É bem verdade que seu livro mais conhecido (e sua obra de certo modo inaugural) intitula-se Le parti pris des choses (1942). Mas os objetos não são as coisas. Se os textos de Francis Ponge vêm postar-se diante da objetividade das coisas, é menos para fazer advir à linguagem a materialidade plácida e a mudez dos objetos do mundo do que para enfrentar e tratar aquilo que a alteridade objetiva opõe aos poderes da representação (e, mais geralmente, à possibilidade do simbólico).
Francis Ponge é o poeta daquilo que as coisas recalcitrantes (quer dizer o mundo, a natureza: a natura rerum de seu modelo, Lucrécio) objetam à linguagem dos homens. Ponge e o poeta da distância das coisas e de seu engendramento poético na linguagem mesma que sua distância força à estranheza. Ponge é, em suma, o poeta cruel e jubiloso do real enquanto este último, como sugeria Lacan, é o que "começa lá onde o sentido para".

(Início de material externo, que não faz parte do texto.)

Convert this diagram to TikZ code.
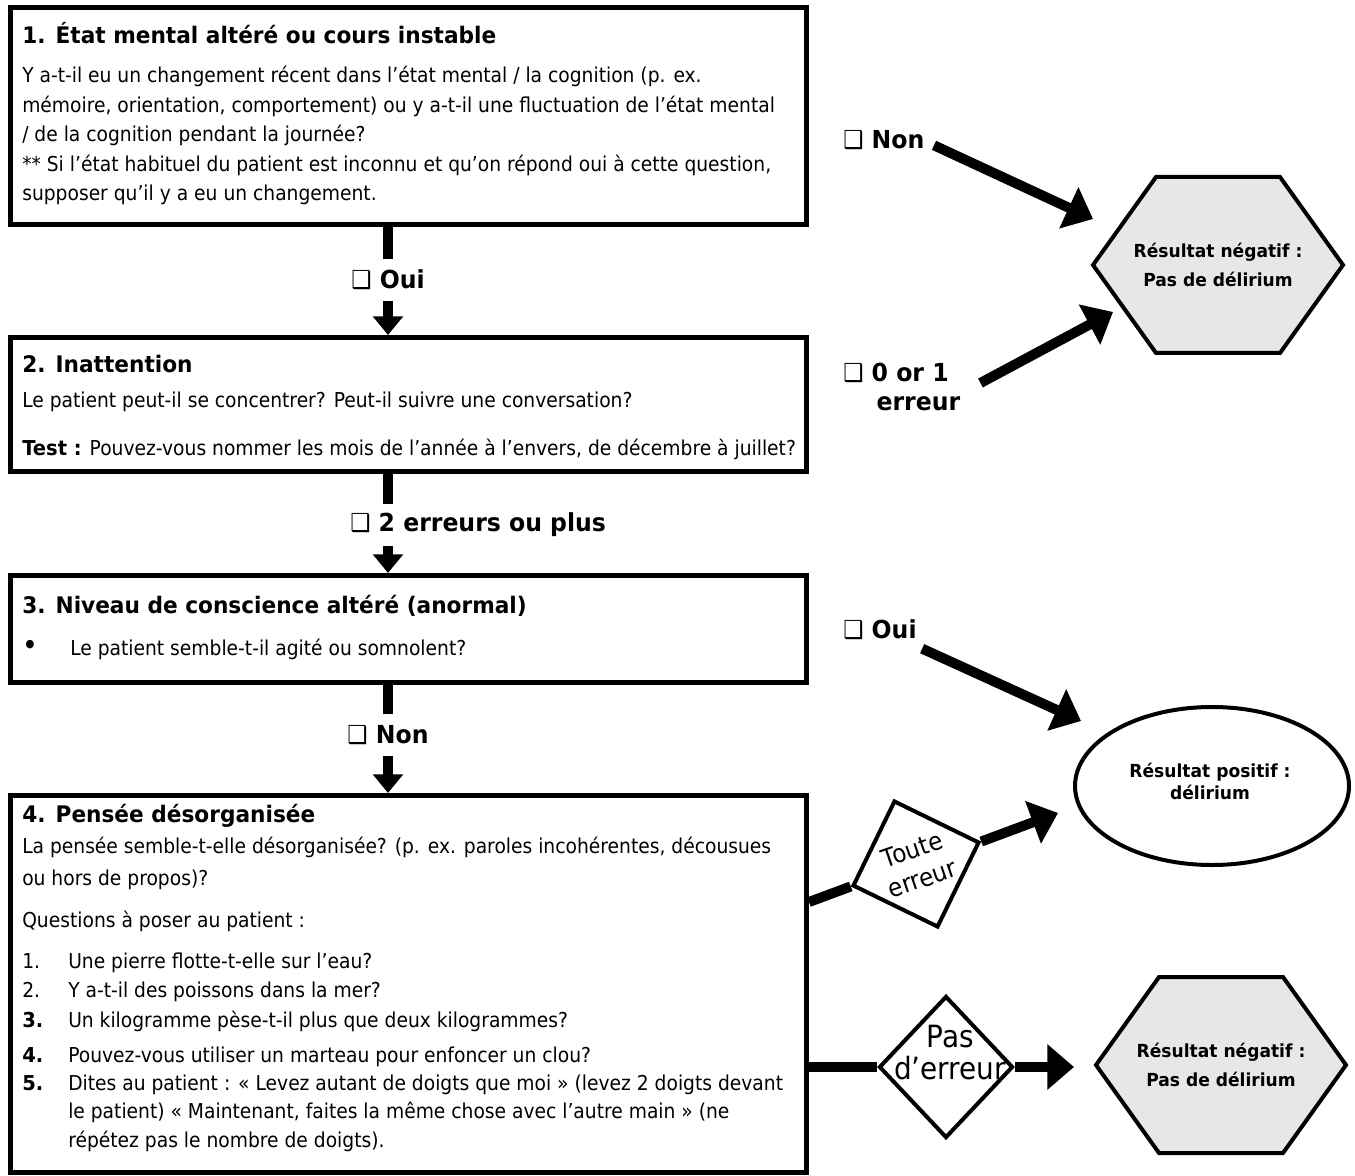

Daí a língua relativamente lisa, estável e pacífica e as formas do Parti pris des choses se rasgarem mais tarde, serialmente ritmadas e precipitadas nos múltiplos estados de um rascunho infinito e inquieto ao tempo da Rage de l'expression (1952), do Soleil race en abyme (1954), da Fabrique du pré (1971) ou de Comment une figue de paroles et pourquoi (1977). Pois os objetos que mobilizam a emoção (o afluxo do mundo sensível) e a tentação do esforço de estilo (a rage de l'expression), é preciso antes de tudo, diz Ponge, na ficção teórica do Objeu (Objeto-em-jogo), polos "em abismo" — isto é, reconhecer sua radical separação e a inadequação da língua à sua objetividade insensata. É aí que surge a poesia, ressoando no infinito dessa inadequação tratada como merece, vale dizer, com a beleza obscura, ritmada, estrangeira e imperiosamente formalizada da recriação de um outro mundo, posto em face do "mundo mudo"...
Toda uma visão (violenta, razoável, apaixonada) do mundo, da língua, de sua eterna altercação funda-se aí. É uma lição para toda poética, um osso duro de roer para toda tentativa de leitura crítica, um ponto de passagem obrigatório para quem quer que se preocupe com o que seja a... literatura.